## What the task requires:
Pull out from the material below all lines with "code".

## Recorded information:
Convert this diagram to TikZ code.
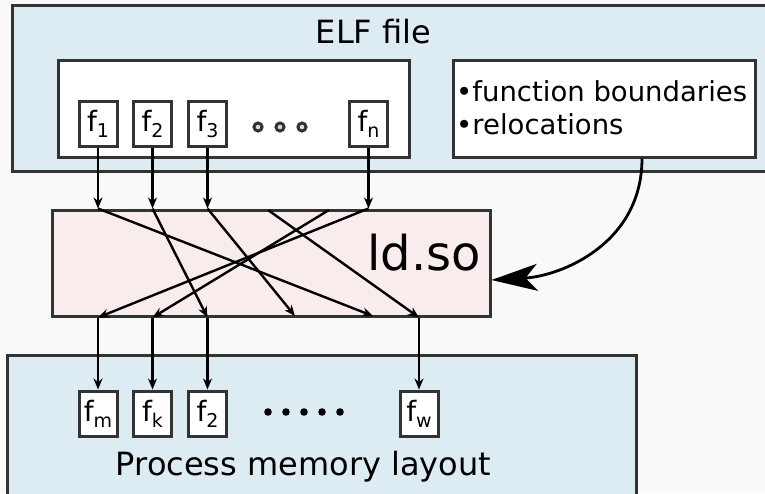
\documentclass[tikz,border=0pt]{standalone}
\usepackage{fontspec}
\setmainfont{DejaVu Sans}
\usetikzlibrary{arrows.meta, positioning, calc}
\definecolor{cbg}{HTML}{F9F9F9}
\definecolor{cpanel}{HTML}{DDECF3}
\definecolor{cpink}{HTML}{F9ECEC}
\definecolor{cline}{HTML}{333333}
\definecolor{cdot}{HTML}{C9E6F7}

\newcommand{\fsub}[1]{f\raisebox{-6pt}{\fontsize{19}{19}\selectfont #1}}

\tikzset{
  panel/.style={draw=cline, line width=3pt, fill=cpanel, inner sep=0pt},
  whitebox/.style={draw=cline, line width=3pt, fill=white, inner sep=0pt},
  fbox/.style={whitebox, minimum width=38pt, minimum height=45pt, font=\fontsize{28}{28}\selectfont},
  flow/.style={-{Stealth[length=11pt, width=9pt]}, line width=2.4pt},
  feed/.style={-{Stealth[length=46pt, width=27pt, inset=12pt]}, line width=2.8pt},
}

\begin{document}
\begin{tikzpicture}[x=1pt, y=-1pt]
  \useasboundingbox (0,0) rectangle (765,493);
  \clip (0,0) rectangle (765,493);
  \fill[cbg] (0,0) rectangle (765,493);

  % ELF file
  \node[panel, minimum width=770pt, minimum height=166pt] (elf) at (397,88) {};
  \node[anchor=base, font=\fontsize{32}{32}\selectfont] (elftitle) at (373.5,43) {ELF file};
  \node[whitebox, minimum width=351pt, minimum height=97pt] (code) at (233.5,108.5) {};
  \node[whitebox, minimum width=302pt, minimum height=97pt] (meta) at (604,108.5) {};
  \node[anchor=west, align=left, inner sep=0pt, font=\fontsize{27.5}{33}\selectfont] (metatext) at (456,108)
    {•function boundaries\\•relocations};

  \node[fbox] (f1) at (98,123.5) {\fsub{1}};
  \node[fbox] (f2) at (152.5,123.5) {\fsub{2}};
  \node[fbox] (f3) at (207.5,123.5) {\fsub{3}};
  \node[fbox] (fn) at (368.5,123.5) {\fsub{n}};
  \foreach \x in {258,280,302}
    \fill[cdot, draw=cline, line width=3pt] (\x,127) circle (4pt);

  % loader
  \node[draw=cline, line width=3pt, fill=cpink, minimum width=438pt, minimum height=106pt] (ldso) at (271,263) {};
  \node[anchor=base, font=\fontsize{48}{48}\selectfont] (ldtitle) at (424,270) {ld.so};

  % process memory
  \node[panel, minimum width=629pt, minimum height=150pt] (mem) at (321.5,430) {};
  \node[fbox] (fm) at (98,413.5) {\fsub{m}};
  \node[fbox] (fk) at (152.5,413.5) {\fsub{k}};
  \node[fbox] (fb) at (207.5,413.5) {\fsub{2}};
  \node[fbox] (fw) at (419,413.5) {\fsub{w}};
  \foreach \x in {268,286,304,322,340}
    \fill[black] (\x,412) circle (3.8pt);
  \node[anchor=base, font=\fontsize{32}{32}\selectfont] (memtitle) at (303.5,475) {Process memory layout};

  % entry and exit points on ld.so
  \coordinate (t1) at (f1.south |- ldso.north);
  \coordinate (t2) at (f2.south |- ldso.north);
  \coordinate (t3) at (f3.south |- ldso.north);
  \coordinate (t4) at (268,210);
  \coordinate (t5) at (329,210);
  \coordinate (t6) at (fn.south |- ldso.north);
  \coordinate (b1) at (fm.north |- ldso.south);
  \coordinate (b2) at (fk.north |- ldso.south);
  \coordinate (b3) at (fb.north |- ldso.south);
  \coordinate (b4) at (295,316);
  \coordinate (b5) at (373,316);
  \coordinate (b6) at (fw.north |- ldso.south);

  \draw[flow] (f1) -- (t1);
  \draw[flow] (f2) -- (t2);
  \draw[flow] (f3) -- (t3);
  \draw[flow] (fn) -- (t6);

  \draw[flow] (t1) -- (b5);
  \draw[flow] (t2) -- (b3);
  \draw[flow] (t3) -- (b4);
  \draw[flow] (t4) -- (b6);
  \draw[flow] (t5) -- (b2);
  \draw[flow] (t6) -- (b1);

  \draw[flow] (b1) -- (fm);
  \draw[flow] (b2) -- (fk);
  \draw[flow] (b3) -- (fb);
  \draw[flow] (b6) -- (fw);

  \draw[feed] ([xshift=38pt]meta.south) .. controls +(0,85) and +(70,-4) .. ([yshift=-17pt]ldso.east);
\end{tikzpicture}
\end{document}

## Reply to the exercise:
Convert this diagram to TikZ code.
  \node[whitebox, minimum width=351pt, minimum height=97pt] (code) at (233.5,108.5) {};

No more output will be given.